BDA Supports Calls for Hospital Food Standards

The British Dietetic Association (BDA) is supporting a new report from Sustain – the alliance for better food and farming – calling for better hospital food with the introduction of hospital food standards in England.
The BDA, founded in 1936, is the professional association for registered dieticians in the UK.  It is the nation’s largest organisation of food and nutrition professionals with over 7,000 members.  The BDA is also an active trade union.
As part of its Better Hospital Food campaign, the Sustain report called Twenty Years of Hospital Food Failure found that between 1992 and 2013, Government introduced 21 failed voluntary initiatives to improve hospital food, costing more than £54 million of taxpayers’ money (enough to pay for thirty four new hospital kitchens); Government did not act when at least 14 warnings from government advisers, MPs, commercial caterers, and health, environmental and animal welfare organisations that voluntary initiatives to improve hospital food were failing; and journalist and broadcaster Loyd Grossman and five different celebrity chefs have been appointed to lead these voluntary initiatives: Albert Roux, John Benson-Smith, Mark Hix, Anton Edelmann and Heston Blumenthal.

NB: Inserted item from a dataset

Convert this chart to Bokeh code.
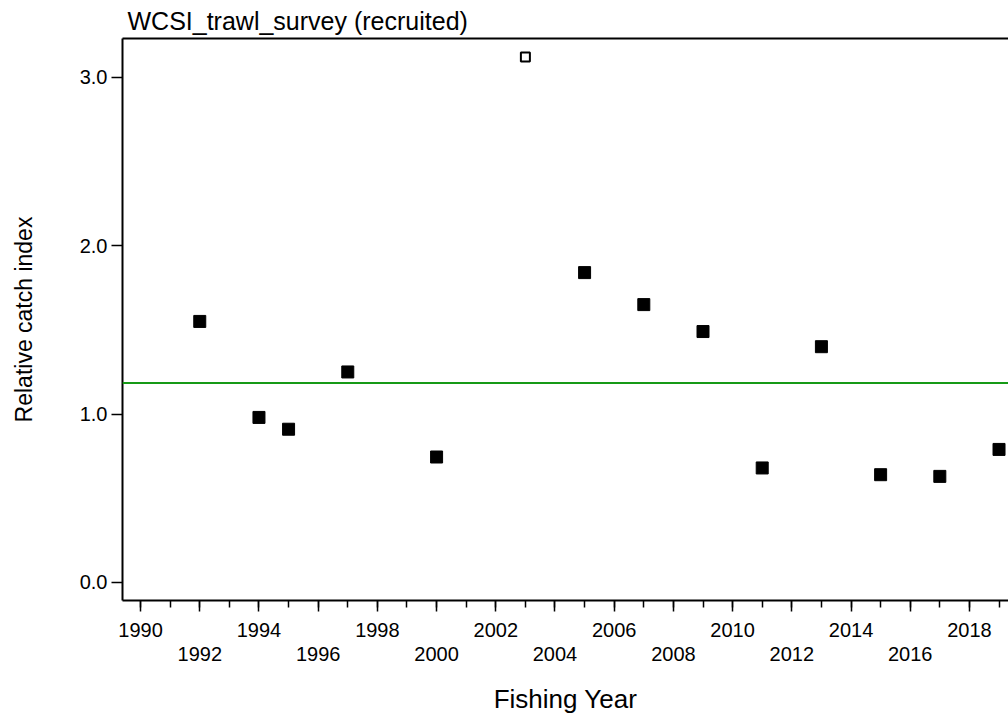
from bokeh.plotting import figure
from bokeh.models import (ColumnDataSource, Range1d, LinearAxis, FixedTicker, Span)
from bokeh.embed import file_html
from bokeh.resources import INLINE

# ---- data ----
years = [1992, 1994, 1995, 1997, 2000, 2003, 2005, 2007, 2009, 2011, 2013, 2015, 2017, 2019]
index_values = [1.55, 0.98, 0.91, 1.25, 0.745, 3.12, 1.84, 1.65, 1.49, 0.68, 1.40, 0.64, 0.63, 0.79]
open_years = [2003]          # shown as hollow marker
reference_level = 1.185      # green horizontal line
y_ticks = [0, 1, 2, 3]
x_tick_years = list(range(1990, 2020, 2))
x_minor_years = list(range(1989, 2021))

FONT = "Liberation Sans"
INK = "black"

solid = ColumnDataSource(dict(
    x=[y for y in years if y not in open_years],
    y=[v for y, v in zip(years, index_values) if y not in open_years]))
hollow = ColumnDataSource(dict(
    x=[y for y in years if y in open_years],
    y=[v for y, v in zip(years, index_values) if y in open_years]))

p = figure(width=1008, height=716, output_backend="svg", toolbar_location=None,
           x_range=Range1d(1989.39, 2019.32), y_range=Range1d(-0.107, 3.23),
           min_border_left=122, min_border_right=0, min_border_top=38,
           min_border_bottom=116, x_axis_type=None, y_axis_type=None,
           title="WCSI_trawl_survey (recruited)")
p.outline_line_color = None
p.background_fill_color = "white"
p.border_fill_color = "white"
p.xgrid.visible = False
p.ygrid.visible = False

p.title.text_font = FONT
p.title.text_font_size = "25px"
p.title.text_font_style = "normal"
p.title.text_color = INK
p.title.offset = 5
p.title.standoff = 7

# bottom axis
xa = LinearAxis(ticker=FixedTicker(ticks=x_tick_years, minor_ticks=x_minor_years))
xa.major_label_overrides = {t: (str(t) if i % 2 == 0 else "\n" + str(t))
                            for i, t in enumerate(x_tick_years)}
xa.axis_label = "Fishing Year"
xa.axis_label_text_font = FONT
xa.axis_label_text_font_size = "26px"
xa.axis_label_text_font_style = "normal"
xa.axis_label_text_color = INK
xa.axis_label_standoff = 16
xa.major_label_text_font = FONT
xa.major_label_text_font_size = "20px"
xa.major_label_text_color = INK
xa.major_label_text_line_height = 1.1
xa.major_label_standoff = 7
xa.major_tick_out = 11
xa.major_tick_in = 0
xa.minor_tick_out = 7
xa.minor_tick_in = 0
xa.axis_line_width = 2
xa.axis_line_color = INK
xa.major_tick_line_width = 1.5
xa.minor_tick_line_width = 1.5
xa.major_tick_line_color = INK
xa.minor_tick_line_color = INK
p.add_layout(xa, "below")

# left axis
ya = LinearAxis(ticker=FixedTicker(ticks=y_ticks))
ya.major_label_overrides = {t: f"{t:.1f}" for t in y_ticks}
ya.axis_label = "Relative catch index"
ya.axis_label_text_font = FONT
ya.axis_label_text_font_size = "23px"
ya.axis_label_text_font_style = "normal"
ya.axis_label_text_color = INK
ya.axis_label_standoff = 40
ya.major_label_text_font = FONT
ya.major_label_text_font_size = "20px"
ya.major_label_text_color = INK
ya.major_label_standoff = 4
ya.major_tick_out = 11
ya.major_tick_in = 0
ya.minor_tick_out = 0
ya.minor_tick_in = 0
ya.axis_line_width = 2
ya.axis_line_color = INK
ya.major_tick_line_width = 1.5
ya.major_tick_line_color = INK
p.add_layout(ya, "left")

# top border as tickless axis
ta = LinearAxis(ticker=FixedTicker(ticks=[]))
ta.axis_line_width = 2
ta.axis_line_color = INK
ta.major_label_text_font_size = "0px"
ta.major_tick_out = 0
ta.minor_tick_out = 0
p.add_layout(ta, "above")

# reference line
p.add_layout(Span(location=reference_level, dimension="width",
                  line_color="#169a16", line_width=2))

p.scatter("x", "y", source=solid, marker="square", size=12,
          fill_color="black", line_color="black")
p.scatter("x", "y", source=hollow, marker="square", size=9,
          fill_color="white", line_color="black", line_width=2)

open("out.html", "w").write(file_html(p, INLINE))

Supporting Twenty Years of Hospital Food Failure, British Dietetic Association Honorary Chairman, Helen Davidson commented, “Good food and appropriate nutrition must, at all times, be an absolute priority.  We should never underestimate the impact this has on patient treatment, well being and improvement.  Indeed, food and nutrition can be just as important as medication for some and patients should look forward to meal times.  As it stands, the scope for this to improve in hospitals is massive.”